* _MATERIAL_:
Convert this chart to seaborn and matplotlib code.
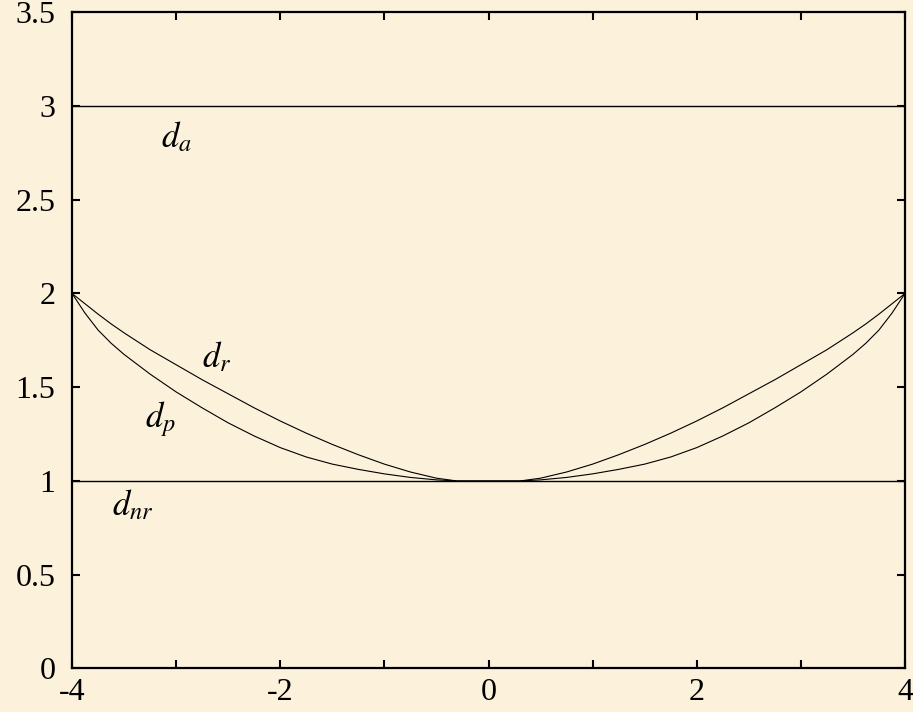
import matplotlib
matplotlib.use("Agg")
import matplotlib.pyplot as plt
import pandas as pd
import seaborn as sns

# Sample positions along the horizontal axis
x_vals = [-4.0, -3.875, -3.75, -3.625, -3.5, -3.25, -3.0, -2.75, -2.5, -2.25, -2.0,
          -1.75, -1.5, -1.25, -1.0, -0.75, -0.5, -0.3,
          0.3, 0.5, 0.75, 1.0, 1.25, 1.5, 1.75, 2.0, 2.25, 2.5, 2.75,
          3.0, 3.25, 3.5, 3.625, 3.75, 3.875, 4.0]

# d_r curve
d_r = [2.000, 1.945, 1.890, 1.838, 1.790, 1.700, 1.620, 1.540, 1.465, 1.390, 1.320,
       1.255, 1.195, 1.140, 1.090, 1.048, 1.015, 1.000,
       1.000, 1.015, 1.048, 1.090, 1.140, 1.195, 1.255, 1.320, 1.390, 1.465,
       1.540, 1.620, 1.700, 1.790, 1.838, 1.890, 1.945, 2.000]

# d_p curve
d_p = [2.000, 1.895, 1.805, 1.735, 1.675, 1.570, 1.475, 1.390, 1.310, 1.240, 1.178,
       1.128, 1.090, 1.062, 1.038, 1.019, 1.006, 1.000,
       1.000, 1.006, 1.019, 1.038, 1.062, 1.090, 1.128, 1.178, 1.240, 1.310,
       1.390, 1.475, 1.570, 1.675, 1.735, 1.805, 1.895, 2.000]

# Constant levels
flat_x = [-4.0, 4.0]
d_a = [3.0, 3.0]
d_nr = [1.0, 1.0]

x_ticks = [-4, -3, -2, -1, 0, 1, 2, 3, 4]
x_tick_labels = ["-4", "", "-2", "", "0", "", "2", "", "4"]
y_ticks = [0, 0.5, 1, 1.5, 2, 2.5, 3, 3.5]
y_tick_labels = ["0", "0.5", "1", "1.5", "2", "2.5", "3", "3.5"]

curves = pd.DataFrame({"x": x_vals, "d_r": d_r, "d_p": d_p})
levels = pd.DataFrame({"x": flat_x, "d_a": d_a, "d_nr": d_nr})

sns.set_theme(style="ticks")
plt.rcParams["font.family"] = ["Liberation Serif", "DejaVu Serif"]
plt.rcParams["mathtext.fontset"] = "stix"

bg = "#FCF2DB"
fig = plt.figure(figsize=(9.13, 7.12), dpi=100, facecolor=bg)
ax = fig.add_axes([0.0789, 0.0611, 0.9123, 0.9217])
ax.set_facecolor(bg)

sns.lineplot(data=levels, x="x", y="d_a", ax=ax, color="black", lw=1.0, estimator=None)
sns.lineplot(data=levels, x="x", y="d_nr", ax=ax, color="black", lw=1.0, estimator=None)
sns.lineplot(data=curves, x="x", y="d_r", ax=ax, color="black", lw=0.8, estimator=None)
sns.lineplot(data=curves, x="x", y="d_p", ax=ax, color="black", lw=0.8, estimator=None)

ax.set_xlim(-4, 4)
ax.set_ylim(0, 3.5)
ax.set_xticks(x_ticks)
ax.set_xticklabels(x_tick_labels)
ax.set_yticks(y_ticks)
ax.set_yticklabels(y_tick_labels)
ax.set_xlabel("")
ax.set_ylabel("")

ax.tick_params(direction="in", length=6, width=1.5, labelsize=23, color="black",
               labelcolor="black", top=True, right=True)
ax.tick_params(axis="y", pad=12)
ax.tick_params(axis="x", pad=7)
for side in ax.spines.values():
    side.set_visible(True)
    side.set_linewidth(1.6)
    side.set_color("black")

label_kw = dict(fontsize=25, ha="left", va="baseline", color="black")
ax.text(-3.146, 2.781, r"$d_a$", **label_kw)
ax.text(-2.752, 1.608, r"$d_r$", **label_kw)
ax.text(-3.30, 1.288, r"$d_p$", **label_kw)
ax.text(-3.617, 0.819, r"$d_{nr}$", **label_kw)

fig.savefig("out.png", dpi=100, facecolor=bg)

* _TASK REQUIREMENTS_: Find each line holding "matplotlib". Copy it out.

* _PROBLEM SOLUTION_:
Convert this chart to seaborn and matplotlib code.
import matplotlib
matplotlib.use("Agg")
import matplotlib.pyplot as plt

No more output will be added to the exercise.